# EXERCISE GOAL
Identify the lines that contain the word "seaborn", then copy them.

# RECORDED DATA
━━━━━━

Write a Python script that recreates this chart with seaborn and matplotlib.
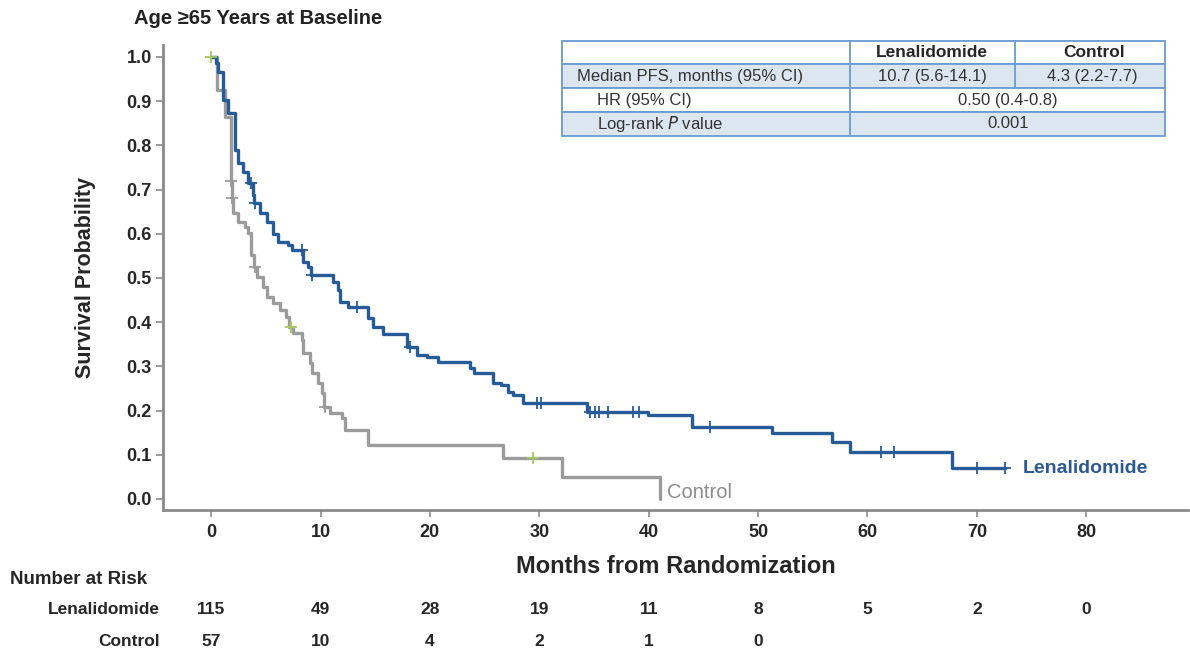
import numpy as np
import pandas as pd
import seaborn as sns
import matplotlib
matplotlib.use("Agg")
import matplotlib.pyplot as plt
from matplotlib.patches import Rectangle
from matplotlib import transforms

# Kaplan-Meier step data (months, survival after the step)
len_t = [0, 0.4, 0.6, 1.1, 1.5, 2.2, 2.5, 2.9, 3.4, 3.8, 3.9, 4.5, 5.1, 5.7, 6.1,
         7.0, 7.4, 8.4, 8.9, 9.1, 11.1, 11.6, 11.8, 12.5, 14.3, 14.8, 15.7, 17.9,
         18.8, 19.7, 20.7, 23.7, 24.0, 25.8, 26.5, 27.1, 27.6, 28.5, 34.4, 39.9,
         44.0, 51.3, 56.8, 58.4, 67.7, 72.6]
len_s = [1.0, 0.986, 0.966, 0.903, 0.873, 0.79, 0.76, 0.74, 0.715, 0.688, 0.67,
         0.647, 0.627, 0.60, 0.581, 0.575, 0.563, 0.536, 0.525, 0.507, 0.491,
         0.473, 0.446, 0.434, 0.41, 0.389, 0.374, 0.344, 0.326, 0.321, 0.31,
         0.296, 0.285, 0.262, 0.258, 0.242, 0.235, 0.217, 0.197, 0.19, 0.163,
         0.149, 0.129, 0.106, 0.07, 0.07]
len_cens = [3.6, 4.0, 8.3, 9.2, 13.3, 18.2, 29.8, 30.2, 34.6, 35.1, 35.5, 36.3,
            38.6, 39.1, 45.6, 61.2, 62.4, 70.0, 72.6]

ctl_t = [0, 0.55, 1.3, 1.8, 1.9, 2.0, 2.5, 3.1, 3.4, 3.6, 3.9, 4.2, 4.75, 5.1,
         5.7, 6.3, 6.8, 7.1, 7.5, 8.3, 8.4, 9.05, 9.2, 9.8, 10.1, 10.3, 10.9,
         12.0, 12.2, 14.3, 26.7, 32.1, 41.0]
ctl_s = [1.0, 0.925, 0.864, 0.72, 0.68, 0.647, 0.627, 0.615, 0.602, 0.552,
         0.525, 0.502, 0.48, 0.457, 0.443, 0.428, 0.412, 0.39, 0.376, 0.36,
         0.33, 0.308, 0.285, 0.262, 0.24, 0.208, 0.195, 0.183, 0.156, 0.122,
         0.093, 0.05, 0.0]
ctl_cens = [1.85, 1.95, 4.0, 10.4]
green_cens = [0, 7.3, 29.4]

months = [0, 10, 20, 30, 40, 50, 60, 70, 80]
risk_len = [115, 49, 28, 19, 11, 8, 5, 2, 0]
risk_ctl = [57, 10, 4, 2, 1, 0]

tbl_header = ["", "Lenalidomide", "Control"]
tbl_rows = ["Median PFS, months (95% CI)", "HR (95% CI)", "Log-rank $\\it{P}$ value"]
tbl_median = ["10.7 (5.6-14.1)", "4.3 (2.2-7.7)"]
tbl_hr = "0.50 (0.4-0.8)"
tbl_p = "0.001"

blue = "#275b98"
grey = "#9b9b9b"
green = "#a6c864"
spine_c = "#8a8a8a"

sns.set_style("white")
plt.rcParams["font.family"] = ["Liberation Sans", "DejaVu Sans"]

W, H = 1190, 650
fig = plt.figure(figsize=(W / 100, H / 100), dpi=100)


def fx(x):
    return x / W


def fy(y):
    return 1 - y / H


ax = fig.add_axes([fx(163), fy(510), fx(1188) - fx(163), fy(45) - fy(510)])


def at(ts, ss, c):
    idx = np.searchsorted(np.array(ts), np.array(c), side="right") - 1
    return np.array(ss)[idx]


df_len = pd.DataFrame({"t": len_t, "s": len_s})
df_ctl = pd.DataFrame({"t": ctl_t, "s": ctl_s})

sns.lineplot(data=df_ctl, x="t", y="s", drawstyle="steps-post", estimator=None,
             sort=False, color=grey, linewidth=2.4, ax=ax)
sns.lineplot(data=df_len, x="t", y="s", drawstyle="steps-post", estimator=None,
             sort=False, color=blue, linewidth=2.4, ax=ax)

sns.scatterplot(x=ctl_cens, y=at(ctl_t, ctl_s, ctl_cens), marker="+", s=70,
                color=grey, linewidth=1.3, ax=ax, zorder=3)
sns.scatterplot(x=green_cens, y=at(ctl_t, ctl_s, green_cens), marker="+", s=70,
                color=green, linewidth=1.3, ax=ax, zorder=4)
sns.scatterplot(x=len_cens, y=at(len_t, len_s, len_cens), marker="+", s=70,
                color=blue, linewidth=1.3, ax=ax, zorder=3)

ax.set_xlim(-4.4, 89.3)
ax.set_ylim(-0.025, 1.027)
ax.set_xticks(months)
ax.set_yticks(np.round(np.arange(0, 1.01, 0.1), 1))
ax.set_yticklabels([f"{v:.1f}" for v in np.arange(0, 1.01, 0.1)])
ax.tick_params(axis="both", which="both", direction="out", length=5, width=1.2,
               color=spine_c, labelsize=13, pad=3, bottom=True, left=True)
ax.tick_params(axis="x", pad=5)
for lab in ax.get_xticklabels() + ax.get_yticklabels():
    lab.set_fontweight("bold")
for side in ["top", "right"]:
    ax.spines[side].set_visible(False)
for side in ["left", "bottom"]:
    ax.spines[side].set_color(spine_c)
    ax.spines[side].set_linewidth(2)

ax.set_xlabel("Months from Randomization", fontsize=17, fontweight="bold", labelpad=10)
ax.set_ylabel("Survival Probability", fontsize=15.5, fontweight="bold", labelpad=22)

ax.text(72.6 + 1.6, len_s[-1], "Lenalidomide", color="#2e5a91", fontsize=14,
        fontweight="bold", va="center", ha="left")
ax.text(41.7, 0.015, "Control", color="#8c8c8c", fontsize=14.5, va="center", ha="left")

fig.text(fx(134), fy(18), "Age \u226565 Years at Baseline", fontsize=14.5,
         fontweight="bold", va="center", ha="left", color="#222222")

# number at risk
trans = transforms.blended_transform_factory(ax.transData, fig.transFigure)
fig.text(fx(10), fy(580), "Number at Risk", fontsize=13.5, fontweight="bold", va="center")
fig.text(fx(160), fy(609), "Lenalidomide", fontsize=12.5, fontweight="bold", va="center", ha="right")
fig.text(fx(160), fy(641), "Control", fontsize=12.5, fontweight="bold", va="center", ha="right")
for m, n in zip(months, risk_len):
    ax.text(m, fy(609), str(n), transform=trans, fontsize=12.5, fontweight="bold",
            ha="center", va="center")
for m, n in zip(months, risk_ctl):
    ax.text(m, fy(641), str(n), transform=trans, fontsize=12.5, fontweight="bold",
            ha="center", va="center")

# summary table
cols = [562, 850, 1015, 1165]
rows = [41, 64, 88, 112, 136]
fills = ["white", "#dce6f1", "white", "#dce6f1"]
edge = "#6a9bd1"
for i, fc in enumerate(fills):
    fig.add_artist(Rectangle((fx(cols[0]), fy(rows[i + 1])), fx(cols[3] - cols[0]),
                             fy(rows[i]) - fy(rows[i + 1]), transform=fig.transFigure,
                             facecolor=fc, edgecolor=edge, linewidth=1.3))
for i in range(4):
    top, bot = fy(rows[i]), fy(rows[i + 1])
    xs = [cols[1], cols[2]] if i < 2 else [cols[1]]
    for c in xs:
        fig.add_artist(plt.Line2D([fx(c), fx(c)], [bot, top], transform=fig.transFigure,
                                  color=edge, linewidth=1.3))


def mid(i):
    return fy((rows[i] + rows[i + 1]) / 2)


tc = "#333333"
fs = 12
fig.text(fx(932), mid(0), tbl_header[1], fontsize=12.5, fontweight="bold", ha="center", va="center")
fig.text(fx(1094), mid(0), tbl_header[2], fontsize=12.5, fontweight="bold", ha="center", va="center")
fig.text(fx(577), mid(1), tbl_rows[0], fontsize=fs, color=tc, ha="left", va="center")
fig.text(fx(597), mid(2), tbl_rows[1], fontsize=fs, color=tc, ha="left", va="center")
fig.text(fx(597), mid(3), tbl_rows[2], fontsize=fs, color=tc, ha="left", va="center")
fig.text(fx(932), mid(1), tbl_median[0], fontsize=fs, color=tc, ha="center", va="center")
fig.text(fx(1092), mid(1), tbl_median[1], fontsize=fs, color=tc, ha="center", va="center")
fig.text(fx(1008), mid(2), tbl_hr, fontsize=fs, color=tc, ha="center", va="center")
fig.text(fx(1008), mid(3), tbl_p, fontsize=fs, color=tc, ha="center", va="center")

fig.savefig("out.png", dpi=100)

━━━━━━

# COMPLETE ANSWER
Write a Python script that recreates this chart with seaborn and matplotlib.
import seaborn as sns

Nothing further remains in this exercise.